Smyreks Nahost-Mission beginnt im November 1997.
Mit seinem deutschen Pass will er nach Israel einreisen. Er soll
belebte Orte in israelischen Großstädten auskundschaften und sich an
einem der Plätze in die Luft sprengen. Doch der israelische
Geheimdienst ist ihm schon auf der Spur und nimmt ihn bei der
Passkontrolle fest. 1999 wird der blasse, dürre Deutsche zu zehn
Jahren Haft verurteilt. Ein Angebot, die Strafe in einem deutschen
Gefängnis zu verbüßen, lehnt er ab. Stattdessen lernt Smyrek in den
fünf Jahren, die er im Hochsicherheitstrakt von Aschkelon zubringt,
die arabische Sprache.
Sicherheitsdienste und das israelische Fernsehen
verbreiteten in diesen Tagen, Smyrek wolle nach dem
Gefangenenaustausch nicht in Deutschland bleiben, sondern in den
Libanon zurückkehren. Die Staatsanwaltschaft Hannover verkündet,
dass Smyrek als freier Mann deutschen Boden betreten werde. Er sei
in Israel verurteilt worden und habe einen Teil der Strafe
abgesessen. Es gebe keinen Grund mehr, Smyrek in Deutschland den
Prozess zu machen.
Der Koran als Lebenshilfe
In einer Pizzeria in Herford, die von Türken
geführt wird, hatte Smyrek erste Kontakte zu islamischen Gruppen
geknüpft. Dort begann er zu jobben – und im Koran zu blättern.
Offenbar füllten die Suren ein Vakuum in Smyreks Leben, das aus
einem tristen und bedrohlichen Familienleben resultierte. Die Eltern
lebten getrennt, der neue Mann der Mutter, ein Brite, schlug Steven
Smyrek, den jüngsten von drei Geschwistern. Seine Schwester
erinnerte sich in einer ausführlichen NDR-Dokumentation vorige
Woche, dass die Schläge längere Zeit deutliche Spuren auf dem Körper
Smyreks hinterlassen hatten.
Steven durchlebt eine schwere Jugend. Er kommt auf
ein englisches Internat, fühlt sich abgeschoben. Als sich seine
Mutter vom Stiefvater trennt, kehrt er orientierungslos nach
Deutschland zurück, bis er dann in der Herforder Pizzeria landet.
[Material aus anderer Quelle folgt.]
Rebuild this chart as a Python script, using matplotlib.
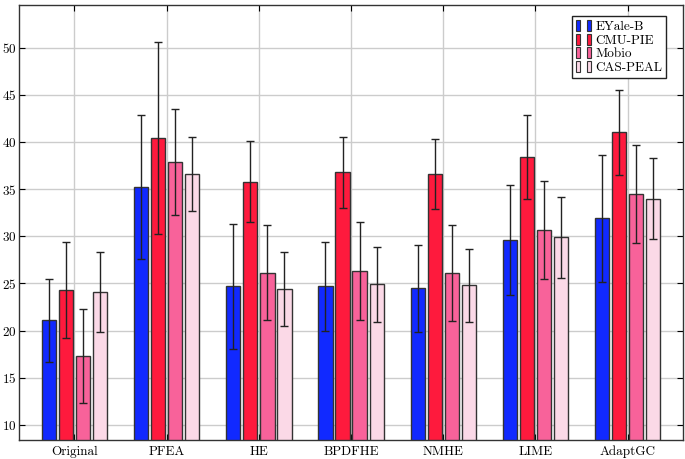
import matplotlib
matplotlib.use("Agg")
import matplotlib.pyplot as plt
from matplotlib.patches import Rectangle
from matplotlib.legend_handler import HandlerTuple
import numpy as np

plt.rcParams['font.family'] = 'serif'
plt.rcParams['font.serif'] = ['cmr10', 'DejaVu Serif']
plt.rcParams['mathtext.fontset'] = 'cm'
plt.rcParams['axes.formatter.use_mathtext'] = True

methods = ['Original', 'PFEA', 'HE', 'BPDFHE', 'NMHE', 'LIME', 'AdaptGC']
datasets = ['EYale-B', 'CMU-PIE', 'Mobio', 'CAS-PEAL']

eyale = [21.1, 35.2, 24.7, 24.7, 24.5, 29.6, 31.9]
eyale_err = [4.4, 7.6, 6.6, 4.7, 4.6, 5.8, 6.7]
cmupie = [24.3, 40.4, 35.8, 36.8, 36.6, 38.4, 41.0]
cmupie_err = [5.1, 10.2, 4.25, 3.75, 3.7, 4.4, 4.5]
mobio = [17.3, 37.85, 26.15, 26.35, 26.1, 30.7, 34.5]
mobio_err = [5.0, 5.6, 5.0, 5.2, 5.1, 5.2, 5.2]
caspeal = [24.1, 36.6, 24.4, 24.9, 24.8, 29.9, 34.0]
caspeal_err = [4.2, 3.95, 3.9, 3.95, 3.9, 4.3, 4.3]

series = [eyale, cmupie, mobio, caspeal]
errors = [eyale_err, cmupie_err, mobio_err, caspeal_err]
colors = ['#1129ff', '#fe1a3d', '#f8629a', '#fbd9e7']

fig = plt.figure(figsize=(6.85, 4.59), dpi=100)
ax = fig.add_axes([0.028, 0.041, 0.969, 0.948])

x = np.arange(len(methods))
step = 0.185
width = 0.155
handles = []
for i, (vals, errs, c) in enumerate(zip(series, errors, colors)):
    pos = x + (i - 1.5) * step
    ax.bar(pos, vals, width, color=c, edgecolor='#333333', linewidth=1.0, zorder=2)
    ax.errorbar(pos, vals, yerr=errs, fmt='none', ecolor='#222222', elinewidth=1.0,
                capsize=3, capthick=1.0, zorder=3)
    # pgfplots-style ybar legend image: two little bars
    h = (Rectangle((0, 0), 1, 1, facecolor=c, edgecolor='#333333', linewidth=0.8),
         Rectangle((0, 0), 1, 1, facecolor=c, edgecolor='#333333', linewidth=0.8))
    handles.append(h)

ax.set_xlim(-0.6, 6.6)
ax.set_ylim(8.4, 54.5)
ax.set_xticks(x)
ax.set_xticklabels(methods, fontsize=9.5)
ax.set_yticks(range(10, 51, 5))
ax.tick_params(axis='y', labelsize=9.5, direction='in', right=True, length=4, pad=2)
ax.tick_params(axis='x', direction='in', top=True, length=4, pad=4)
ax.grid(True, color='#cccccc', linewidth=1.0, zorder=0)
ax.set_axisbelow(True)
for s in ax.spines.values():
    s.set_color('#333333')
    s.set_linewidth(1.0)

leg = ax.legend(handles, datasets, handler_map={tuple: HandlerTuple(ndivide=None, pad=0.5)},
                loc='upper right', bbox_to_anchor=(0.985, 0.99), fontsize=9.5,
                handlelength=1.2, handleheight=0.9, handletextpad=0.3,
                labelspacing=0.05, borderpad=0.3, fancybox=False, framealpha=1)
leg.get_frame().set_edgecolor('#222222')
leg.get_frame().set_linewidth(1.0)

fig.savefig('out.png', dpi=100)
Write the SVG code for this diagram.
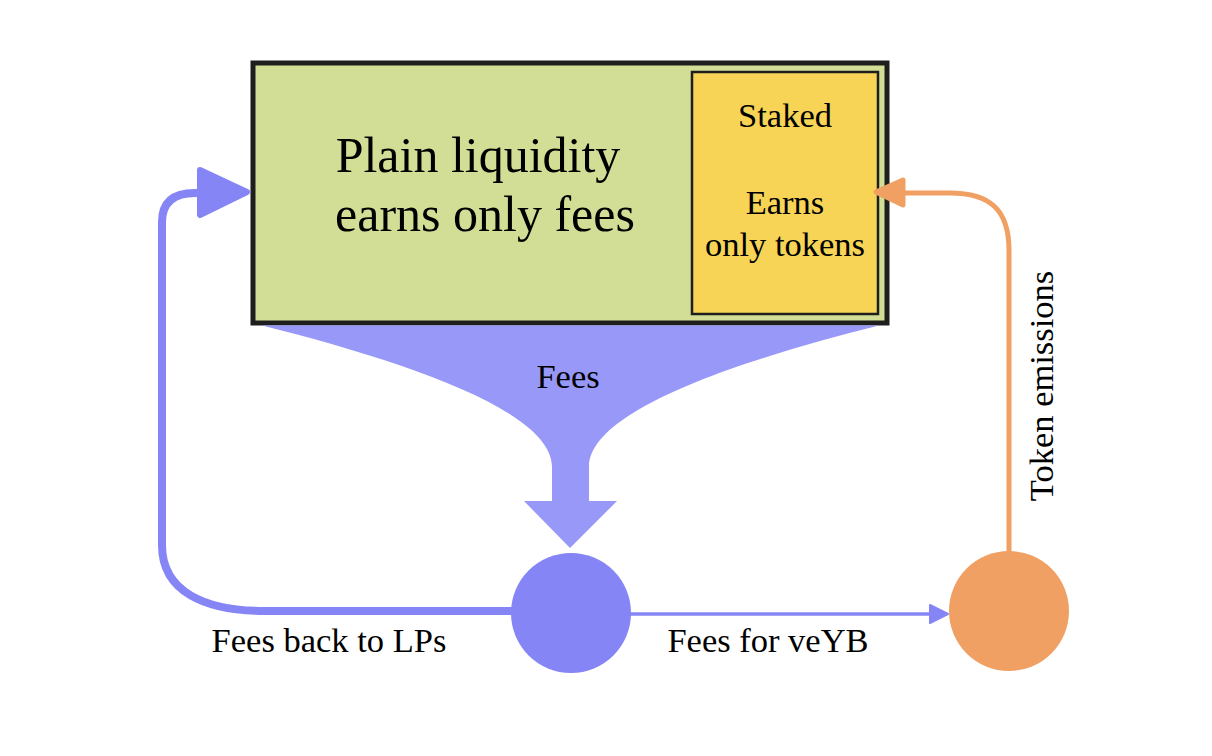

In
Braunschweig, wo er seit 1995 lebt, lernt er in einer Moschee
Mitglieder der verbotenen Kaplan-Bewegung kennen, die nach einem
Gottesstaat streben und den "Heiligem Krieg" propagieren. Wütend
über die Bilder aus Israel und den Palästinenser-Gebieten, sucht
Smyrek Kontakt zu Terrorgruppen im Nahen Osten und bietet sich als
potenzieller Selbstmordattentäter an. Ein "Vorstellungsgespräch" bei
Hisbollah-Führern in Beirut verläuft erfolgreich, er wird in ein
Ausbildungslager geschickt.
Doch längst sind deutsche und israelische
Nachrichtendienste auf den blauäugigen Deutschen aufmerksam
geworden, seine Mission scheitert. Doch ungebrochen von der Haft,
redet Smyrek nach wie vor im Duktus palästinensischer
Selbstmordattentäter. Er verherrlicht das "Märtyrertum" und preist
den Selbstmordanschlag für "die Sache, für den Islam, für Allah".
Smyrek hat sich freiwillig einer Gehirnwäsche unterzogen. Der
Libanon und der Islam sind seine "Heimat". Bevor er zur neuen
Religion überwechselt, sitzt er auch wegen krimineller Delikte im
Drogenmilieu mehrfach kurze Haftstrafen ab. Rückblickend bereut er
dies und sagt, der Islam habe ihn "auf den richtigen Weg gebracht" –
wobei "richtig" für Smyrek auch bedeutet, sich in die Luft zu
sprengen und unschuldige Menschen mit in den Tod zu reißen.